(Stored items from a collection)
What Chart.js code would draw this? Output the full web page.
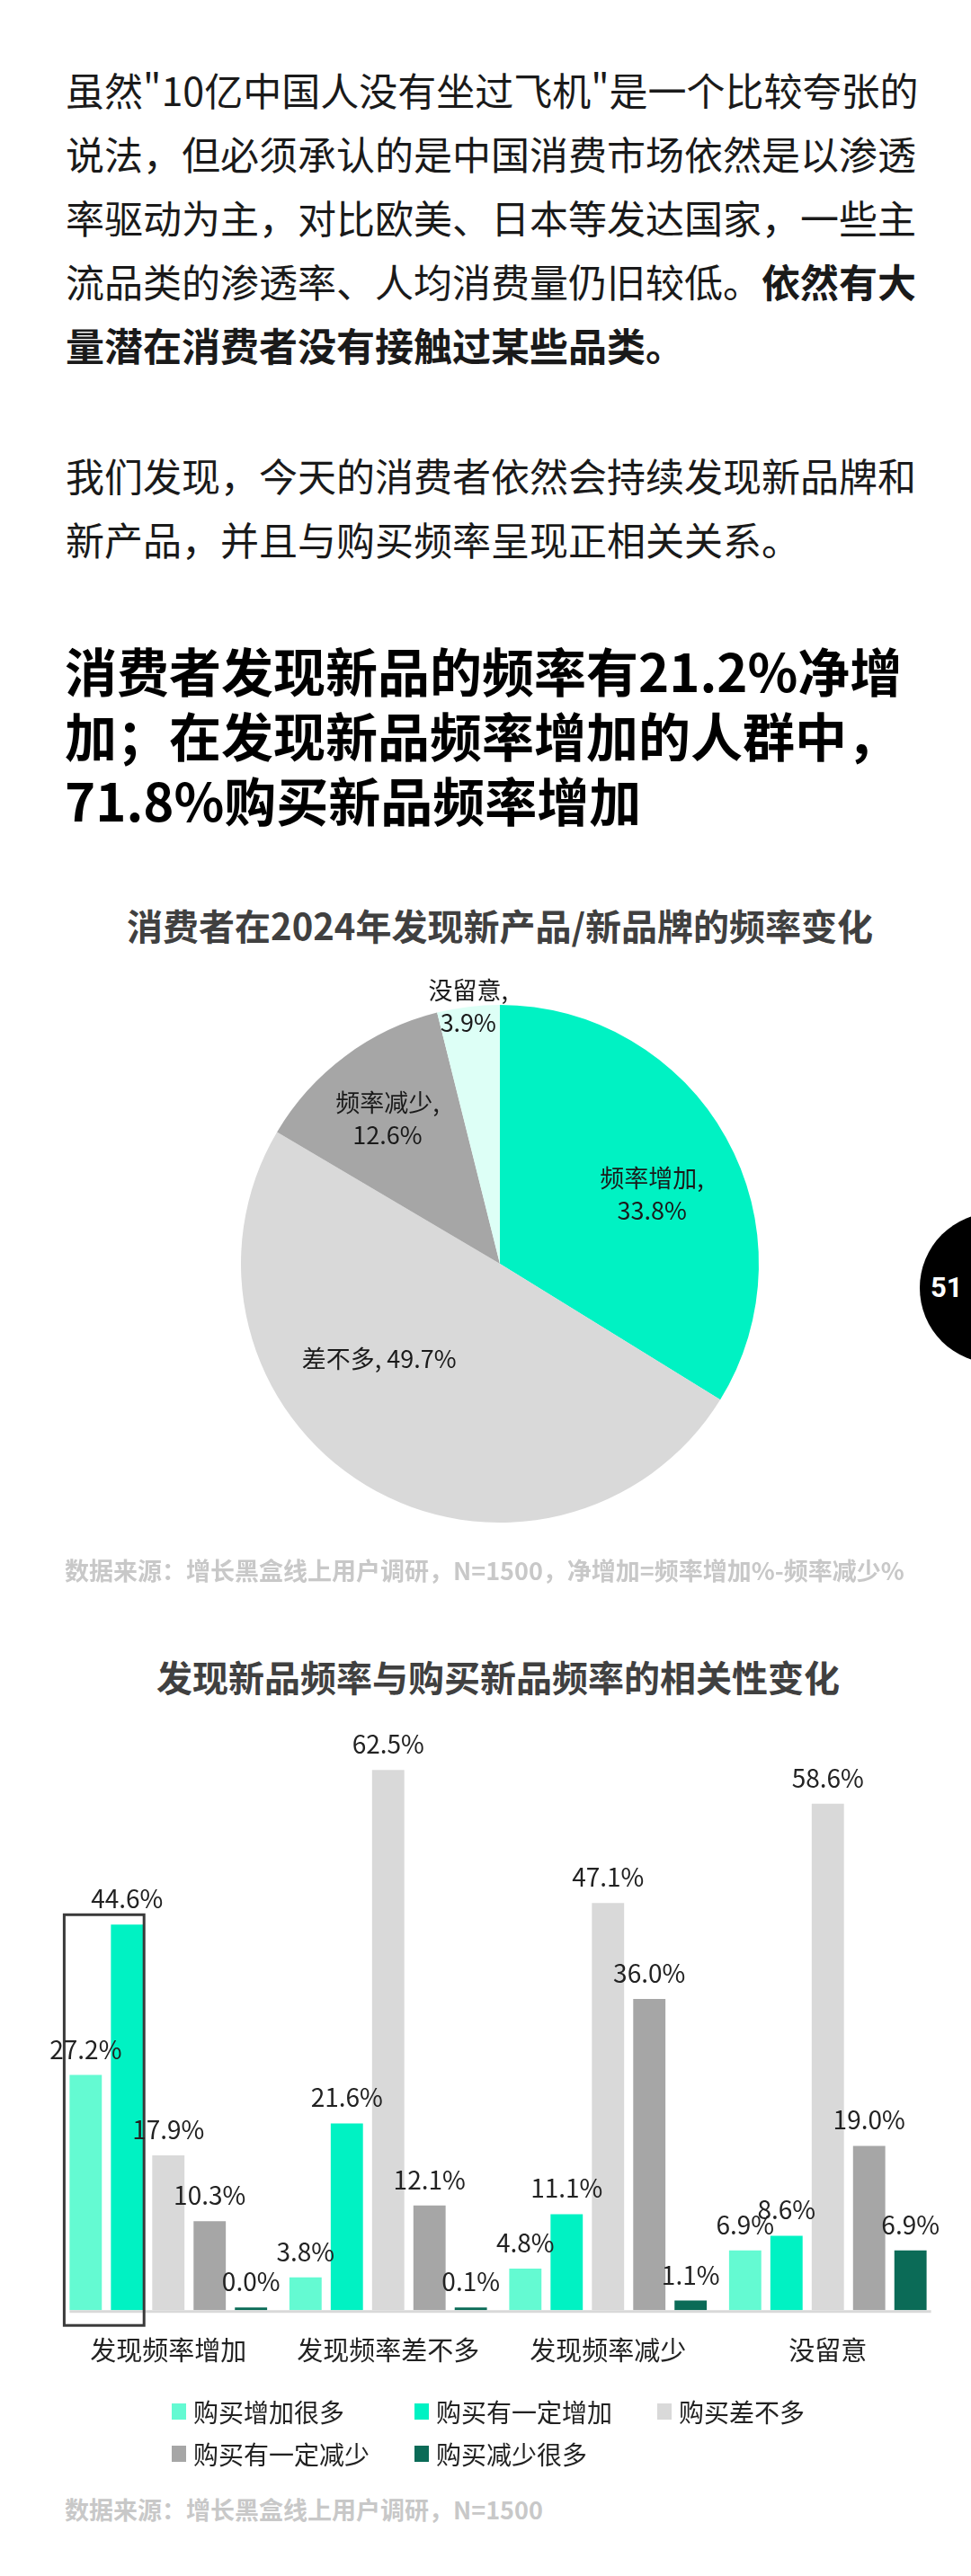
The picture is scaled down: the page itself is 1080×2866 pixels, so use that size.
<!DOCTYPE html>
<html lang="zh">
<head>
  <meta charset="UTF-8">
  <title>发现新品频率</title>
  <script src="https://cdn.jsdelivr.net/npm/chart.js@4"></script>
  <style>
    html, body { margin: 0; padding: 0; background: #fff; }
    body {
      position: relative;
      width: 1080px;
      height: 2866px;
      overflow: hidden;
      font-family: "Noto Sans CJK SC", "Noto Sans", sans-serif;
      color: #1a1a1a;
    }
    .abs { position: absolute; white-space: nowrap; }
    .para { left: 73px; font-size: 43px; line-height: 71px; }
    .head { left: 72px; top: 709px; font-size: 58px; line-height: 72px; font-weight: 700; color: #000; }
    .ctitle { left: 0; font-size: 40px; line-height: 48px; font-weight: 700; color: #404040; text-align: center; }
    .src { left: 72px; font-size: 27px; line-height: 40px; font-weight: 700; color: #c8c8c8; }
    .badge {
      position: absolute; left: 1023px; top: 1349px; width: 168px; height: 168px;
      border-radius: 50%; background: #000;
    }
    .badge span {
      position: absolute; left: 12px; top: 64px; font-size: 31px; line-height: 40px;
      font-weight: 700; color: #fff; font-family: Roboto, "Noto Sans", sans-serif;
    }
    #legend { position: absolute; left: 191px; top: 2659px; }
    .lg-row { display: flex; height: 47px; align-items: center; }
    .lg-item { width: 270px; display: flex; align-items: center; font-size: 28px; color: #222; }
    .lg-box { width: 16px; height: 18px; margin-right: 8px; }
  </style>
</head>
<body>
  <div class="abs para" style="top:64px">
    虽然"10亿中国人没有坐过飞机"是一个比较夸张的<br>
    说法，但必须承认的是中国消费市场依然是以渗透<br>
    率驱动为主，对比欧美、日本等发达国家，一些主<br>
    流品类的渗透率、人均消费量仍旧较低。<b>依然有大</b><br>
    <b>量潜在消费者没有接触过某些品类。</b>
  </div>
  <div class="abs para" style="top:493px">
    我们发现，今天的消费者依然会持续发现新品牌和<br>
    新产品，并且与购买频率呈现正相关关系。
  </div>
  <div class="abs head">
    消费者发现新品的频率有21.2%净增<br>
    加；在发现新品频率增加的人群中，<br>
    71.8%购买新品频率增加
  </div>

  <div class="abs ctitle" style="top:1005px; width:1112px">消费者在2024年发现新产品/新品牌的频率变化</div>
  <canvas id="pieChart" width="700" height="700" style="position:absolute; left:206px; top:1056px"></canvas>
  <div class="abs src" style="top:1727px">数据来源：增长黑盒线上用户调研，N=1500，净增加=频率增加%-频率减少%</div>

  <div class="badge"><span>51</span></div>

  <div class="abs ctitle" style="top:1841px; width:1108px">发现新品频率与购买新品频率的相关性变化</div>
  <canvas id="barChart" width="1080" height="829" style="position:absolute; left:0; top:1860px"></canvas>
  <div id="legend"></div>
  <div class="abs src" style="top:2772px">数据来源：增长黑盒线上用户调研，N=1500</div>

  <script>
    // 饼图数据
    const pieLabels = ['频率增加', '差不多', '频率减少', '没留意'];
    const pieValues = [33.8, 49.7, 12.6, 3.9];
    const pieColors = ['#00f2c3', '#d9d9d9', '#a6a6a6', '#ddfff6'];

    // 柱状图数据
    const barCategories = ['发现频率增加', '发现频率差不多', '发现频率减少', '没留意'];
    const seriesNames = ['购买增加很多', '购买有一定增加', '购买差不多', '购买有一定减少', '购买减少很多'];
    const buyMuchMore = [27.2, 3.8, 4.8, 6.9];
    const buySomeMore = [44.6, 21.6, 11.1, 8.6];
    const buySame = [17.9, 62.5, 47.1, 58.6];
    const buySomeLess = [10.3, 12.1, 36.0, 19.0];
    const buyMuchLess = [0.0, 0.1, 1.1, 6.9];
    const barColors = ['#64fad2', '#00f2c3', '#d9d9d9', '#a6a6a6', '#0b6b57'];

    const FONT = '"Noto Sans CJK SC", "Noto Sans", sans-serif';

    // 饼图标签位置微调（半径比例、角度偏移）
    const pieLabelRadius = [0.645, 0.593, 0.71, 1.0];
    const pieLabelShift = [4.7, 20.7, -1, 0];
    const pieLabelBreak = [true, false, true, true];

    const pieLabelPlugin = {
      id: 'pieLabels',
      afterDatasetsDraw(chart) {
        const ctx = chart.ctx;
        const meta = chart.getDatasetMeta(0);
        ctx.save();
        ctx.font = '27px ' + FONT;
        ctx.fillStyle = '#1a1a1a';
        ctx.textAlign = 'center';
        ctx.textBaseline = 'middle';
        meta.data.forEach((arc, i) => {
          const p = arc.getProps(['x', 'y', 'startAngle', 'endAngle', 'outerRadius'], true);
          const a = (p.startAngle + p.endAngle) / 2 + pieLabelShift[i] * Math.PI / 180;
          const r = p.outerRadius * pieLabelRadius[i];
          const lx = p.x + Math.cos(a) * r;
          const ly = p.y + Math.sin(a) * r;
          const val = pieValues[i].toFixed(1) + '%';
          if (pieLabelBreak[i]) {
            ctx.fillText(pieLabels[i] + ',', lx, ly - 18);
            ctx.fillText(val, lx, ly + 18);
          } else {
            ctx.fillText(pieLabels[i] + ', ' + val, lx, ly);
          }
        });
        ctx.restore();
      }
    };

    new Chart(document.getElementById('pieChart'), {
      type: 'pie',
      data: {
        labels: pieLabels,
        datasets: [{ data: pieValues, backgroundColor: pieColors, borderWidth: 0 }]
      },
      options: {
        responsive: false,
        animation: false,
        devicePixelRatio: 1,
        layout: { padding: 62 },
        plugins: { legend: { display: false }, tooltip: { enabled: false } }
      },
      plugins: [pieLabelPlugin]
    });

    // 底部灰色轴线
    const baseLinePlugin = {
      id: 'baseLine',
      beforeDatasetsDraw(chart) {
        const ctx = chart.ctx;
        const first = chart.getDatasetMeta(0).data[0];
        const lastMeta = chart.getDatasetMeta(chart.data.datasets.length - 1);
        const last = lastMeta.data[lastMeta.data.length - 1];
        const y = chart.chartArea.bottom + 1.5;
        ctx.save();
        ctx.strokeStyle = '#d9d9d9';
        ctx.lineWidth = 3;
        ctx.beginPath();
        ctx.moveTo(first.x - first.width / 2, y);
        ctx.lineTo(last.x + last.width / 2 + 5, y);
        ctx.stroke();
        ctx.restore();
      }
    };

    // 数值标签 + 第一组高亮框
    const barLabelPlugin = {
      id: 'barLabels',
      afterDatasetsDraw(chart) {
        const ctx = chart.ctx;
        ctx.save();
        const b0 = chart.getDatasetMeta(0).data[0];
        const b1 = chart.getDatasetMeta(1).data[0];
        ctx.strokeStyle = '#3a3a3a';
        ctx.lineWidth = 3;
        const left = b0.x - b0.width / 2 - 6;
        const right = b1.x + b1.width / 2 + 1;
        const top = b1.y - 11;
        const bottom = chart.chartArea.bottom + 17;
        ctx.strokeRect(left, top, right - left, bottom - top);

        ctx.font = '28px ' + FONT;
        ctx.fillStyle = '#222';
        ctx.textAlign = 'center';
        ctx.textBaseline = 'alphabetic';
        chart.data.datasets.forEach((ds, di) => {
          chart.getDatasetMeta(di).data.forEach((bar, i) => {
            ctx.fillText(ds.data[i].toFixed(1) + '%', bar.x, bar.y - 18);
          });
        });
        ctx.restore();
      }
    };

    const seriesData = [buyMuchMore, buySomeMore, buySame, buySomeLess, buyMuchLess];

    const barChart = new Chart(document.getElementById('barChart'), {
      type: 'bar',
      data: {
        labels: barCategories,
        datasets: seriesNames.map((name, i) => ({
          label: name,
          data: seriesData[i],
          backgroundColor: barColors[i],
          barPercentage: 0.78,
          categoryPercentage: 0.94,
          minBarLength: 3
        }))
      },
      options: {
        responsive: false,
        animation: false,
        devicePixelRatio: 1,
        layout: { padding: { left: 65, right: 37, top: 37, bottom: 30 } },
        plugins: { legend: { display: false }, tooltip: { enabled: false } },
        scales: {
          y: { display: false, min: 0, max: 70 },
          x: {
            grid: { display: false, drawTicks: false },
            border: { display: false },
            ticks: { color: '#222', padding: 27, font: { size: 29, family: FONT } }
          }
        }
      },
      plugins: [baseLinePlugin, barLabelPlugin]
    });

    // 图例（按数据集生成，3 列）
    const legendEl = document.getElementById('legend');
    const ds = barChart.data.datasets;
    for (let r = 0; r < ds.length; r += 3) {
      const row = document.createElement('div');
      row.className = 'lg-row';
      ds.slice(r, r + 3).forEach(d => {
        const item = document.createElement('div');
        item.className = 'lg-item';
        item.innerHTML = '<span class="lg-box" style="background:' + d.backgroundColor + '"></span>' + d.label;
        row.appendChild(item);
      });
      legendEl.appendChild(row);
    }
  </script>
</body>
</html>
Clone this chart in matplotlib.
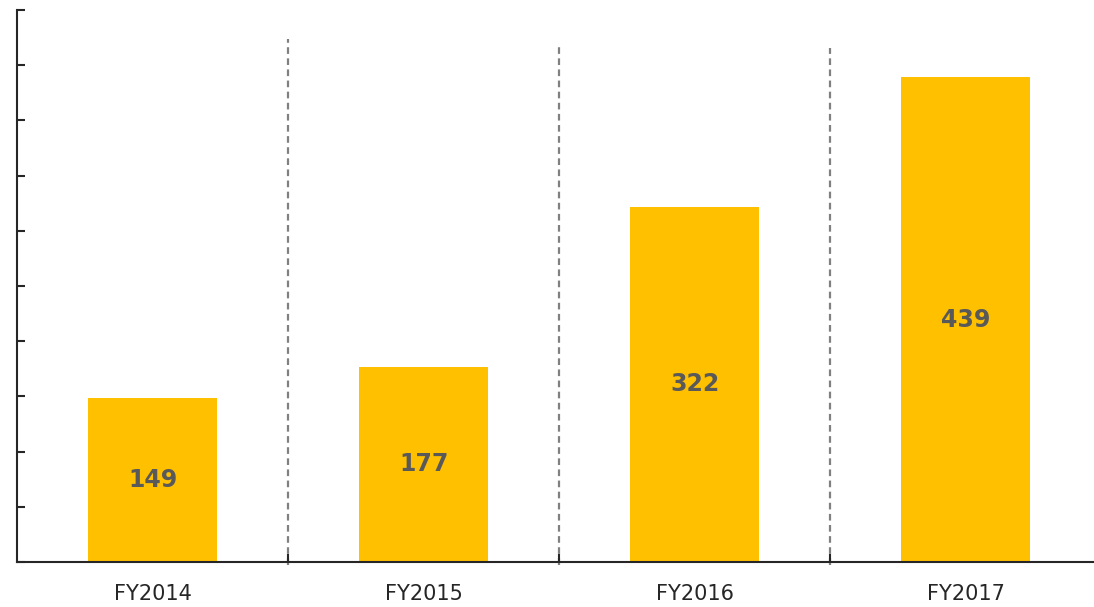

• What is needed
Copy in full each line that holds the word "this".

• Worked answer
What Chart.js code would draw this? Output the full web page.
Clone this chart in matplotlib.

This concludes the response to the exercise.